_TO BE DONE_
Without the pictures, extract every line from the start of the material to the line containing "const ECC_TICKS = [0.2, 0.4, 0.6, 0.8, 1.0];", both ends included.

[Begin]

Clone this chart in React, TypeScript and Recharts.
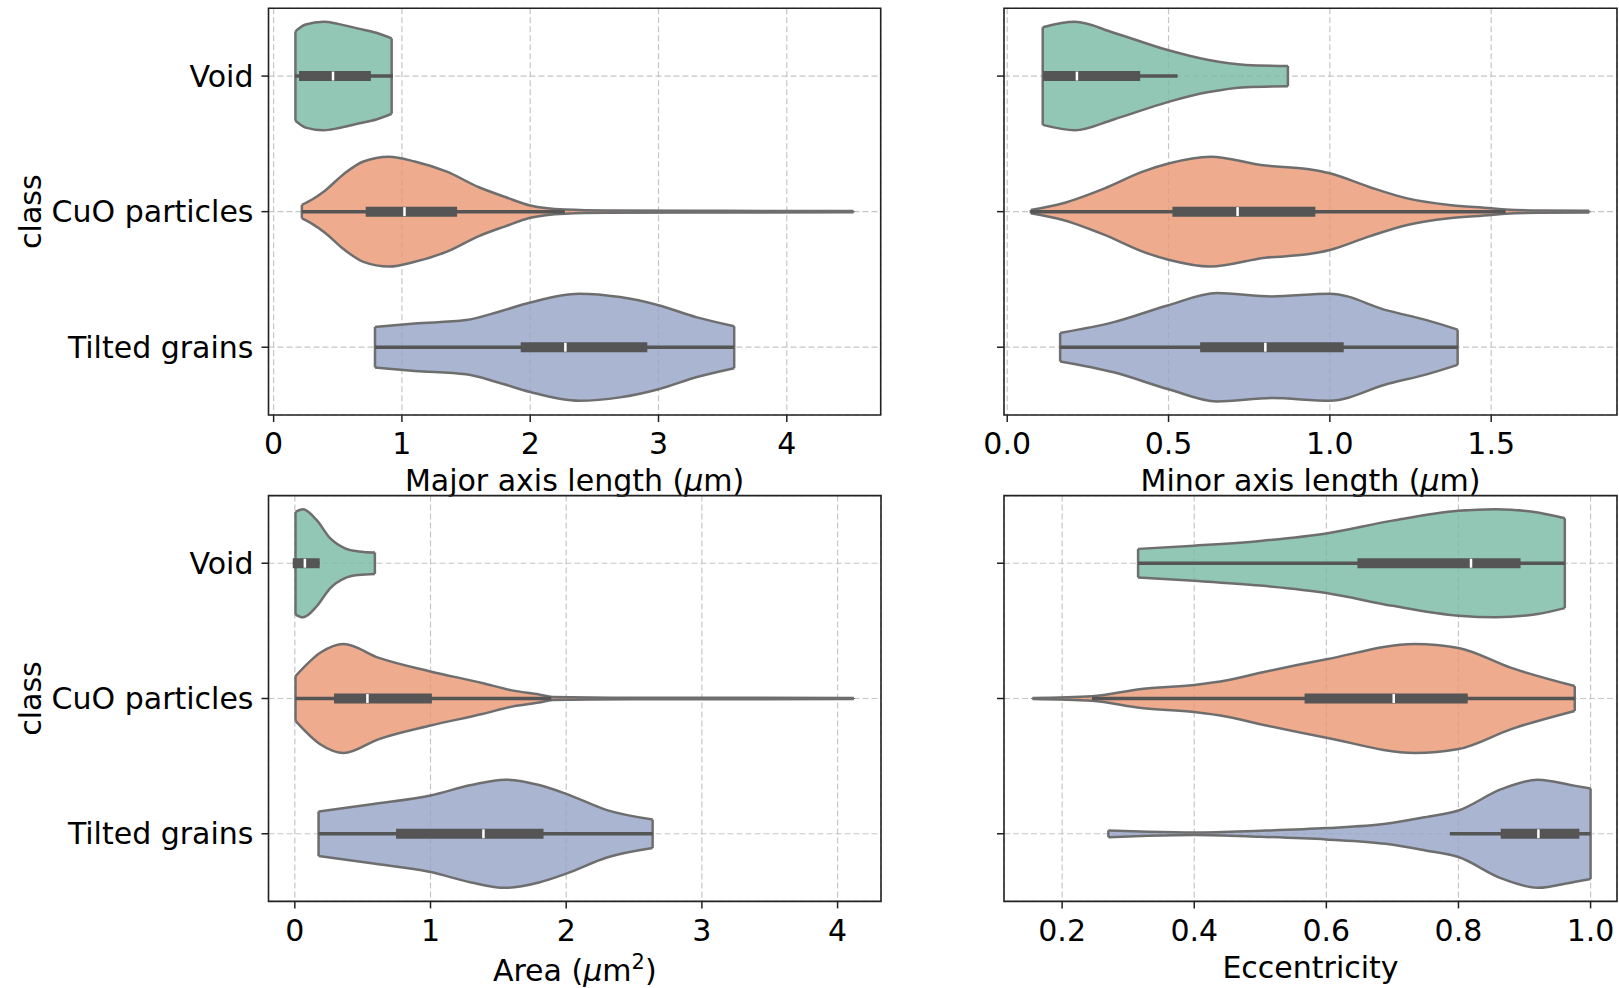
import React from 'react';
import { ComposedChart, Area, XAxis, YAxis, CartesianGrid, ReferenceLine, ReferenceArea, Label } from 'recharts';

const CLASSES = ['Void', 'CuO particles', 'Tilted grains'];
const ROWS = [0, 1, 2];
const FILLS = ['#77b9a2', '#ea9672', '#93a2c5'];
const OUTLINE = '#6e6e6e';
const INNER = '#555555';
const FONT = '"DejaVu Sans", sans-serif';

// x tick values for each panel
const MAJOR_TICKS = [0, 1, 2, 3, 4];
const MINOR_TICKS = [0, 0.5, 1.0, 1.5];
const AREA_TICKS = [0, 1, 2, 3, 4];
const ECC_TICKS = [0.2, 0.4, 0.6, 0.8, 1.0];

// violin outlines: [value, half width in row units]
// box stats: [whisker low, q1, median, q3, whisker high]
const majorVoid = [[0.17, 0.33], [0.25, 0.38], [0.39, 0.4], [0.5, 0.385], [0.66, 0.35], [0.8, 0.32], [0.92, 0.278]];
const majorVoidBox = [0.165, 0.198, 0.463, 0.758, 0.93];
const majorCuo = [[0.22, 0.05], [0.3, 0.09], [0.4, 0.155], [0.55, 0.28], [0.7, 0.37], [0.9, 0.405], [1.1, 0.37], [1.35, 0.295], [1.6, 0.18], [1.8, 0.11], [2.0, 0.045], [2.27, 0.015], [2.6, 0.008], [3.5, 0.006], [4.52, 0.005]];
const majorCuoBox = [0.22, 0.718, 1.02, 1.43, 2.27];
const majorTilted = [[0.79, 0.15], [1.1, 0.175], [1.5, 0.2], [1.75, 0.26], [2.0, 0.33], [2.38, 0.395], [2.7, 0.37], [3.0, 0.31], [3.3, 0.22], [3.59, 0.155]];
const majorTiltedBox = [0.79, 1.926, 2.274, 2.913, 3.59];

const minorVoid = [[0.11, 0.36], [0.21, 0.4], [0.33, 0.32], [0.5, 0.19], [0.62, 0.12], [0.74, 0.082], [0.87, 0.075]];
const minorVoidBox = [0.11, 0.111, 0.216, 0.412, 0.528];
const minorCuo = [[0.073, 0.012], [0.17, 0.06], [0.3, 0.17], [0.42, 0.295], [0.5, 0.355], [0.63, 0.405], [0.8, 0.34], [0.93, 0.315], [1.0, 0.283], [1.12, 0.184], [1.24, 0.098], [1.37, 0.049], [1.5, 0.025], [1.545, 0.015], [1.65, 0.008], [1.804, 0.006]];
const minorCuoBox = [0.073, 0.512, 0.714, 0.955, 1.545];
const minorTilted = [[0.164, 0.105], [0.33, 0.185], [0.5, 0.31], [0.65, 0.4], [0.82, 0.375], [1.0, 0.395], [1.18, 0.27], [1.3, 0.2], [1.396, 0.13]];
const minorTiltedBox = [0.164, 0.598, 0.8, 1.043, 1.396];

const areaVoid = [[0.005, 0.38], [0.06, 0.4], [0.16, 0.32], [0.26, 0.185], [0.37, 0.11], [0.47, 0.087], [0.59, 0.079]];
const areaVoidBox = [-0.015, -0.015, 0.074, 0.183, 0.183];
const areaCuo = [[0.005, 0.165], [0.19, 0.34], [0.36, 0.403], [0.62, 0.3], [1.0, 0.2], [1.38, 0.115], [1.6, 0.06], [1.8, 0.03], [1.9, 0.012], [2.5, 0.006], [4.12, 0.004]];
const areaCuoBox = [0.005, 0.289, 0.535, 1.01, 1.89];
const areaTilted = [[0.175, 0.165], [0.58, 0.22], [1.0, 0.283], [1.3, 0.36], [1.55, 0.4], [1.8, 0.36], [2.0, 0.295], [2.3, 0.175], [2.637, 0.105]];
const areaTiltedBox = [0.175, 0.746, 1.39, 1.833, 2.637];

const eccVoid = [[0.315, 0.106], [0.4, 0.13], [0.5, 0.165], [0.6, 0.22], [0.7, 0.315], [0.8, 0.388], [0.856, 0.4], [0.92, 0.375], [0.961, 0.332]];
const eccVoidBox = [0.315, 0.647, 0.819, 0.894, 0.961];
const eccCuo = [[0.155, 0.004], [0.245, 0.017], [0.32, 0.07], [0.4, 0.1], [0.45, 0.135], [0.5, 0.19], [0.6, 0.29], [0.734, 0.403], [0.8, 0.374], [0.88, 0.226], [0.976, 0.092]];
const eccCuoBox = [0.245, 0.567, 0.702, 0.814, 0.976];
const eccTilted = [[0.27, 0.025], [0.33, 0.015], [0.4, 0.009], [0.5, 0.022], [0.6, 0.042], [0.69, 0.074], [0.75, 0.123], [0.8, 0.172], [0.865, 0.33], [0.92, 0.4], [0.975, 0.356], [1.0, 0.335]];
const eccTiltedBox = [0.787, 0.864, 0.921, 0.983, 1.0];

const PANELS = [
  {
    id: 'major', left: 0, top: 0, width: 900, height: 500,
    plotLeft: 268.5, plotTop: 8.3, plotW: 612.2, plotH: 406.7,
    domain: [-0.04, 4.732], ticks: MAJOR_TICKS, digits: 0, names: true, titleDy: 76,
    title: <>Major axis length (<tspan fontStyle="italic">μ</tspan>m)</>,
    shapes: [majorVoid, majorCuo, majorTilted], boxes: [majorVoidBox, majorCuoBox, majorTiltedBox],
  },
  {
    id: 'minor', left: 920, top: 0, width: 699, height: 500,
    plotLeft: 1004, plotTop: 8.3, plotW: 613, plotH: 406.7,
    domain: [-0.01, 1.89], ticks: MINOR_TICKS, digits: 1, names: false, titleDy: 76,
    title: <>Minor axis length (<tspan fontStyle="italic">μ</tspan>m)</>,
    shapes: [minorVoid, minorCuo, minorTilted], boxes: [minorVoidBox, minorCuoBox, minorTiltedBox],
  },
  {
    id: 'area', left: 0, top: 490, width: 900, height: 498,
    plotLeft: 268.5, plotTop: 495.6, plotW: 612.5, plotH: 405.8,
    domain: [-0.194, 4.32], ticks: AREA_TICKS, digits: 0, names: true, titleDy: 79.5,
    title: <>Area (<tspan fontStyle="italic">μ</tspan>m<tspan dy={-12} fontSize={21}>2</tspan><tspan dy={12}>)</tspan></>,
    shapes: [areaVoid, areaCuo, areaTilted], boxes: [areaVoidBox, areaCuoBox, areaTiltedBox],
  },
  {
    id: 'ecc', left: 920, top: 490, width: 699, height: 498,
    plotLeft: 1004, plotTop: 495.6, plotW: 613, plotH: 405.8,
    domain: [0.112, 1.04], ticks: ECC_TICKS, digits: 1, names: false, titleDy: 76.5,
    title: <>Eccentricity</>,
    shapes: [eccVoid, eccCuo, eccTilted], boxes: [eccVoidBox, eccCuoBox, eccTiltedBox],
  },
];

function violin(shape: number[][], box: number[], row: number, fill: string, key: string) {
  const pts = shape.map(([x, w]) => ({ x, lo: row - w, hi: row + w }));
  const a = pts[0];
  const b = pts[pts.length - 1];
  const [wLo, q1, med, q3, wHi] = box;
  return [
    <Area
      key={key + '-body'}
      data={pts}
      dataKey={(d: any) => [d.lo, d.hi]}
      type="monotone"
      fill={fill}
      fillOpacity={0.8}
      stroke={OUTLINE}
      strokeWidth={2.5}
      dot={false}
      activeDot={false}
      isAnimationActive={false}
    />,
    <ReferenceLine key={key + '-l'} segment={[{ x: a.x, y: a.lo }, { x: a.x, y: a.hi }]} stroke={OUTLINE} strokeWidth={2.5} />,
    <ReferenceLine key={key + '-r'} segment={[{ x: b.x, y: b.lo }, { x: b.x, y: b.hi }]} stroke={OUTLINE} strokeWidth={2.5} />,
    <ReferenceLine key={key + '-wh'} segment={[{ x: wLo, y: row }, { x: wHi, y: row }]} stroke={INNER} strokeWidth={3.5} />,
    <ReferenceLine key={key + '-box'} segment={[{ x: q1, y: row }, { x: q3, y: row }]} stroke={INNER} strokeWidth={10} />,
    <ReferenceLine key={key + '-med'} segment={[{ x: med, y: row - 0.033 }, { x: med, y: row + 0.033 }]} stroke="#ffffff" strokeWidth={2.5} />,
  ];
}

function xTitle(content: React.ReactNode, dy: number) {
  return (props: any) => {
    const vb = props.viewBox || {};
    return (
      <text x={vb.x + vb.width / 2} y={vb.y + dy} textAnchor="middle" fontSize={30} fill="#000" fontFamily={FONT}>
        {content}
      </text>
    );
  };
}

function yTitle(props: any) {
  const vb = props.viewBox || {};
  const x = vb.x + 41.3;
  const y = vb.y + vb.height / 2;
  return (
    <text x={x} y={y} transform={`rotate(-90, ${x}, ${y})`} textAnchor="middle" fontSize={30} fill="#000" fontFamily={FONT}>
      class
    </text>
  );
}

function Panel({ p }: { p: any }) {
  const mTop = p.plotTop - p.top;
  const yW = p.plotLeft - p.left;
  const mRight = p.left + p.width - (p.plotLeft + p.plotW);
  const xH = p.height - mTop - p.plotH;
  return (
    <div style={{ position: 'absolute', left: p.left, top: p.top }}>
      <ComposedChart width={p.width} height={p.height} margin={{ top: mTop, right: mRight, bottom: 0, left: 0 }}>
        <CartesianGrid stroke="#c6c6c6" strokeDasharray="6 3" strokeWidth={1.2} />
        <XAxis
          type="number"
          dataKey="x"
          domain={p.domain}
          ticks={p.ticks}
          interval={0}
          allowDataOverflow
          height={xH}
          axisLine={false}
          tickSize={7}
          tickMargin={11}
          tickLine={{ stroke: '#222', strokeWidth: 1.5 }}
          tick={{ fontSize: 30, fill: '#000', fontFamily: FONT }}
          tickFormatter={(v: number) => v.toFixed(p.digits)}
        >
          <Label content={xTitle(p.title, p.titleDy)} />
        </XAxis>
        <YAxis
          type="number"
          domain={[-0.5, 2.5]}
          ticks={ROWS}
          interval={0}
          reversed
          allowDataOverflow
          width={yW}
          axisLine={false}
          tickSize={7}
          tickMargin={8}
          tickLine={{ stroke: '#222', strokeWidth: 1.5 }}
          tick={{ fontSize: 30, fill: '#000', fontFamily: FONT }}
          tickFormatter={(v: number) => (p.names ? CLASSES[v] : '')}
        >
          {p.names && <Label content={yTitle} />}
        </YAxis>
        {p.shapes.flatMap((s: number[][], i: number) => violin(s, p.boxes[i], i, FILLS[i], `${p.id}-${i}`))}
        <ReferenceArea
          x1={p.domain[0]}
          x2={p.domain[1]}
          y1={-0.5}
          y2={2.5}
          fill="none"
          fillOpacity={0}
          stroke="#222"
          strokeWidth={1.6}
          ifOverflow="visible"
        />
      </ComposedChart>
    </div>
  );
}

export default function App() {
  return (
    <div style={{ position: 'absolute', left: 0, top: 0, width: 1619, height: 988, background: '#fff', fontFamily: FONT }}>
      {PANELS.map((p) => (
        <Panel key={p.id} p={p} />
      ))}
    </div>
  );
}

[End]

_SOLVED EXERCISE_
Clone this chart in React, TypeScript and Recharts.
import React from 'react';
import { ComposedChart, Area, XAxis, YAxis, CartesianGrid, ReferenceLine, ReferenceArea, Label } from 'recharts';

const CLASSES = ['Void', 'CuO particles', 'Tilted grains'];
const ROWS = [0, 1, 2];
const FILLS = ['#77b9a2', '#ea9672', '#93a2c5'];
const OUTLINE = '#6e6e6e';
const INNER = '#555555';
const FONT = '"DejaVu Sans", sans-serif';

// x tick values for each panel
const MAJOR_TICKS = [0, 1, 2, 3, 4];
const MINOR_TICKS = [0, 0.5, 1.0, 1.5];
const AREA_TICKS = [0, 1, 2, 3, 4];
const ECC_TICKS = [0.2, 0.4, 0.6, 0.8, 1.0];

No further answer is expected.